Hanna Krall was officially announced laureate of the award on the 19th of July, 2011. She was presented with the title and a prize of 25 000 euros on the 9th of February, 2012 in Stuttgart. The Polish journalist and writer was chosen in recognition of her merits in the "field of a literary search for the traces of a bygone yet still present world of Jews in Poland".
Krall’s works form a significant testimony to the historic experiences of Eastern Europe. The main themes of her books revolve around the intertwining of human fates.

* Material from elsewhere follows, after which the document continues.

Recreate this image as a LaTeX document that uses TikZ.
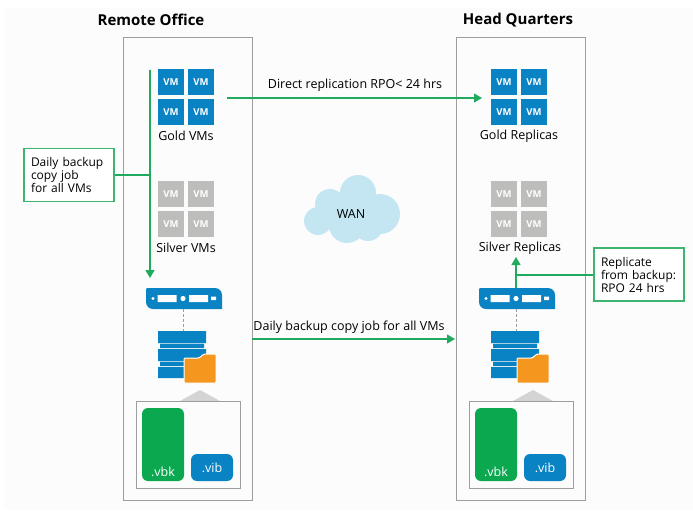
\documentclass[tikz,border=0pt]{standalone}
\usepackage{fontspec}
\setmainfont{Open Sans}
\usepackage{tikz}
\usetikzlibrary{positioning, arrows.meta}
\definecolor{vmblue}{HTML}{0A83C4}
\definecolor{vmgray}{HTML}{BDBDBB}
\definecolor{linegreen}{HTML}{1FAA5E}
\definecolor{boxgreen}{HTML}{3DB56F}
\definecolor{vbkgreen}{HTML}{0BA84F}
\definecolor{folderorange}{HTML}{F5961F}
\definecolor{cloudblue}{HTML}{C4E6F3}
\definecolor{framegray}{HTML}{A09E9C}
\definecolor{paper}{HTML}{FCFCFC}
\tikzset{
  office/.style={draw=framegray, line width=1pt, minimum width=129pt, minimum height=463pt, inner sep=0pt},
  title/.style={font=\fontsize{15}{17}\selectfont\bfseries},
  vmtile/.style={minimum size=25.5pt, inner sep=0pt, text=white, font=\fontsize{9.5}{10}\selectfont\bfseries},
  caption/.style={font=\fontsize{12.5}{14}\selectfont},
  callout/.style={draw=boxgreen, line width=1.3pt, fill=white, minimum width=90pt, minimum height=53pt, inner sep=7pt, align=left, font=\fontsize{12}{13}\selectfont, text width=76pt},
  link/.style={draw=linegreen, line width=1.3pt, -{Triangle[length=8pt, width=9pt]}},
  plainlink/.style={draw=linegreen, line width=1.3pt},
  backup/.style={rounded corners=6pt, inner sep=0pt, minimum width=42pt, text=white, font=\fontsize{12.5}{14}\selectfont}
}
\begin{document}
\begin{tikzpicture}[x=1pt, y=-1pt]
\useasboundingbox (0,0) rectangle (693,515);
\fill[white] (0,0) rectangle (693,515);
\fill[paper] (4,8) rectangle (693,510);

\node (remote) [office] at (187.5,268.5) {};
\node (hq) [office] at (520.5,268.5) {};
\node (remoteTitle) [title] at (151,20) {Remote Office};
\node (hqTitle) [title] at (518,20) {Head Quarters};

% tiles, server, storage and files are the same in both offices
\foreach \ox/\pre in {0/rem, 333/hq} {
  \foreach \tx/\ty/\tid in {171/82/a, 201/82/b, 171/112/c, 201/112/d} {
    \node (\pre gold\tid) [vmtile, fill=vmblue] at (\tx+\ox,\ty) {VM};
  }
  \foreach \tx/\ty/\tid in {171/194/a, 201/194/b, 171/224/c, 201/224/d} {
    \node (\pre silver\tid) [vmtile, fill=vmgray] at (\tx+\ox,\ty) {VM};
  }
  \coordinate (\pre srvbot) at (183+\ox,309);
  \coordinate (\pre stortop) at (183+\ox,331);
  \fill[vmblue] (146+\ox,288) [rounded corners=7pt] -- (222+\ox,288) [sharp corners] -- (222+\ox,309) [rounded corners=7pt] -- (146+\ox,309) [rounded corners=1pt] -- cycle;
  \fill[white] (153+\ox,298.5) circle (1.6pt) (183+\ox,298.5) circle (2.6pt);
  \fill[white] (157.5+\ox,295) rectangle (176.5+\ox,302) (189+\ox,295) rectangle (208+\ox,302) (211+\ox,296.5) rectangle (216+\ox,300);
  \draw[framegray, densely dashed, line width=1pt] (\pre srvbot) -- (\pre stortop);
  % storage stack with the folder on top
  \fill[vmblue] (158+\ox,331) rectangle (206+\ox,343) (160+\ox,343.8) rectangle (204+\ox,348.2) (158+\ox,349) rectangle (206+\ox,361) (160+\ox,361.8) rectangle (204+\ox,366.2) (158+\ox,367) rectangle (206+\ox,378);
  \fill[folderorange, draw=white, line width=1pt, rounded corners=1pt] (184+\ox,358) -- (199+\ox,358) -- (204+\ox,354) -- (216+\ox,354) -- (216+\ox,383) -- (184+\ox,383) -- cycle;
  \fill[black!17] (180+\ox,401) -- (200+\ox,390) -- (220+\ox,401) -- cycle;
  \node (\pre files) [draw=framegray, line width=1pt, fill=paper, minimum width=104pt, minimum height=87pt, inner sep=0pt] at (188+\ox,444.5) {};
  \node (\pre vbk) [backup, fill=vbkgreen, minimum height=73pt, label={[text=white, anchor=south, yshift=1pt, font=\fontsize{12.5}{14}\selectfont]south:.vbk}] at (163+\ox,444.5) {};
  \node (\pre vib) [backup, fill=vmblue, minimum height=27pt, text depth=0pt] at (212+\ox,467.5) {.vib};
}

\node (goldVMs) [caption] at (186,136) {Gold VMs};
\node (silverVMs) [caption] at (186,248) {Silver VMs};
\node (goldRep) [caption] at (519,136) {Gold Replicas};
\node (silverRep) [caption] at (520,248) {Silver Replicas};

% WAN cloud
\fill[cloudblue] (358,193) circle (18pt) (330,204) circle (15pt) (318,221) circle (14pt) (380,214) circle (20pt) (347,225) circle (18pt) (368,226) circle (15pt) (345,210) circle (15pt);
\node (wan) [caption] at (351,214) {WAN};

\node (dailyBox) [callout] at (69,175) {Daily backup\\copy job\\for all VMs};
\node (replBox) [callout] at (639,274.5) {Replicate\\from backup:\\RPO 24 hrs};

\coordinate (copyTop) at (150,70);
\coordinate (copyEnd) at (150,278);
\coordinate (copyJoin) at (150,175);
\coordinate (directStart) at (227,98);
\coordinate (directEnd) at (482,98);
\coordinate (dailyStart) at (252,339);
\coordinate (dailyEnd) at (455,339);
\coordinate (replStart) at (516,288);
\coordinate (replEnd) at (516,257);
\coordinate (replJoin) at (516,275);

\draw[link] (copyTop) -- (copyEnd);
\draw[plainlink] (dailyBox.east |- copyJoin) -- (copyJoin);
\draw[link] (directStart) -- (directEnd);
\draw[link] (dailyStart) -- (dailyEnd);
\draw[link] (replStart) -- (replEnd);
\draw[plainlink] (replBox.west |- replJoin) -- (replJoin);

\node (directLabel) [caption] at (355,85) {Direct replication RPO< 24 hrs};
\node (dailyLabel) [caption] at (349,327) {Daily backup copy job for all VMs};
\end{tikzpicture}
\end{document}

She specialises in describing the everyday lives and situations of seemingly ordinary people, and employing the style of reportage to emphasise the mingling of truth and fiction. The stories mostly concern the search for identity and the complexity of Polish-Jewish-German relations during the Second World War and the years immediately following the war, including pogroms and mass expulsions of Jews in1968, often with a deeper background in the history of a given family or locality.
Her best-known book, Shielding the Flame, came out in 1977. It is an interview with Marek Edelman, a physician and the last living leader of the Warsaw Ghetto Uprising. She applies the technique of a double time-frame, enriched by the interweaving of fictitious and authentic narratives. She used the same technique in two novels, the semi-autobiographical The Subtenant (1982) and Windows (1985). Shielding the Flame introduced Jewish subjects to her writing; this continued in The Subtenant and in two reportages, Hypnosis and Dancing at Someone Else's Wedding, which were published as books after first appearing in the Polish daily Gazeta Wyborcza.
The Würth-Preis is awarded every two years since 1997 by the Reinhold Würth company in order to honour writings which explore the cultural diveristy of the Old Continent. Previous laureates of the prize include Claudio Magris, Harald Hartung, Herta Müller and Ilya Troyanov.